While Martin was developing his resume as an official he was developing the Jenks basketball program into a state power. His first two teams at Jenks went 12-14 and 13-12. The Trojans improved to 22-5 in his third season and, by the 2008-09 season, they went 27-2 and advanced to the Division 6A championship game, which ended in a 72-48 loss to Putnam City. Jenks stayed on the winning path until 2015, when Martin stepped away from coaching after being hired by the NFL. After Jenks suffered through successive seasons of 12-10 and 3-20 without Martin on the bench, he was convinced to return in 2017. Success has since returned to the Trojans, but that should be no surprise since the man running the show literally talks basketball in his sleep. Just how consumed is Martin with the task at hand?

“During timeouts, I hand Clay the dry-erase board to draw things up for the players,” said longtime assistant coach Kalin Dahl. “I have an eraser attached to the board. Clay was so into the game that he erased with his hand what he had drawn on the board. At some point, he wiped his forehead with the same hand that he had erased the board and he left a long green streak on his forehead.

“The game was intense and none of us assistants said anything,” Dahl said. “After the game, he looked in the mirror in the locker room and asked how long he had the mark on his forehead. He said that in the future, please tell him he has marker on his face.”

Martin’s intensity is still secondary to his compassion.

“He definitely did a lot of things for a lot of kids,” said Christopher “Ike” Houston, who started on Jenks’ first three teams once Martin returned. “He’s a nice, but winning, guy. He wants to win every possession and he always tells us, ‘That’s in basketball or your personal life,’ because he kind of treats it the same way.”

“He’s very charismatic as a man, he’s very disciplined and he does stuff the right way,” said 2007 Jenks graduate Nicky Sidorakis. “He’s a good leader on and off the court and he’s tremendously fun to be around. He can joke. His sense of humor can be dry at times, but it’s a funny dry and it’s not an uncomfortable dry. He instills character traits. I could go on and on, but he’s just a good man all around.”
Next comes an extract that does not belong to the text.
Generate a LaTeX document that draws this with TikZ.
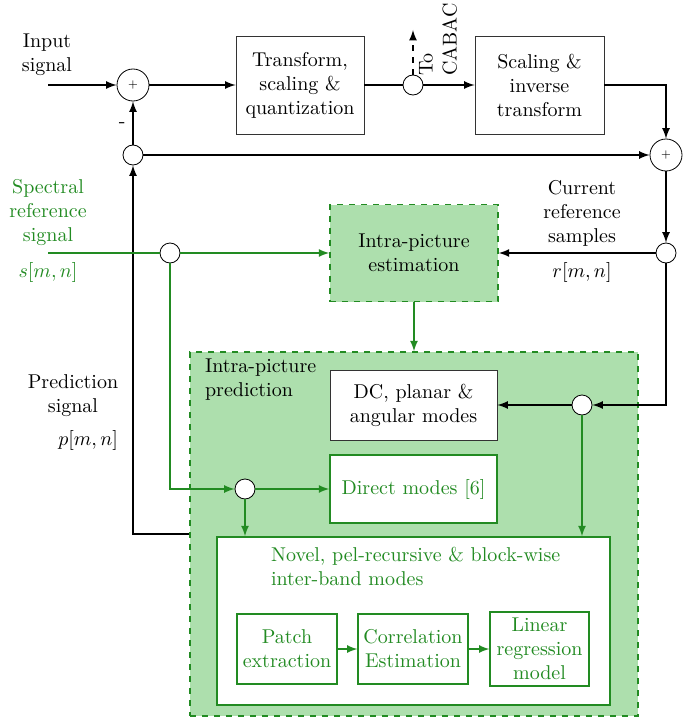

Would Martin ever lie? Absolutely not. But would he sidestep the whole truth to work an NFL playoff game? Well that’s a different story.

It was on Dec. 31, 2020, when Martin, terribly sick with COVID, was taken by ambulance to St. Francis Hospital, where McKenzie fought for her life in July 2014. At that point Shannon, suddenly sleeping in an empty bed, had serious doubts whether she would ever see her beloved husband again. Two weeks later, he was on national television, working that AFC playoff game in Kansas City.

“I’ll be honest,” Shannon said. “His doctor was not really optimistic that Clay would be able to ref a conference football game. I told his doctor, ‘He thinks he’s going to be able to ref,’ and his doctor said, ‘It’s going to be six months before he’s going to be able to run up and down the field.’

“Clay had been released and they obviously called and offered him a playoff game. He got home on a Monday (Jan. 4) and he had a follow-up with his doctor that Wednesday and he was planning to leave Saturday for the playoff game. His doctor went over his labs and said, ‘I think I’ll release you on Friday.’ And Clay said, ‘OK, if you’re going to release me to go back to work, I’m just going to need that in writing.’ He never told his doctor he was going to ref a playoff game. He hung up the phone and I said, ‘You are so sneaky. You never told him you were going to ref.’”

Just as Clay willed McKenzie back to health in 2014, he did the same with himself to officiate at the highest level. But doing anything at the highest level is all the man knows.

“Everyone has their chosen professions and Clay has excelled in both of the ones he’s chosen,” younger brother Josh said. “He’s passionate about his faith, he’s passionate about his family, he’s passionate about his players. He not only coaches these players, he gives them life lessons that help them grow up into young men. And then he’s passionate about football.

“He is not just a brother or a father. He’s the person he sees in everything he does. I don’t know one thing that he has put his mind to that he has not excelled in.”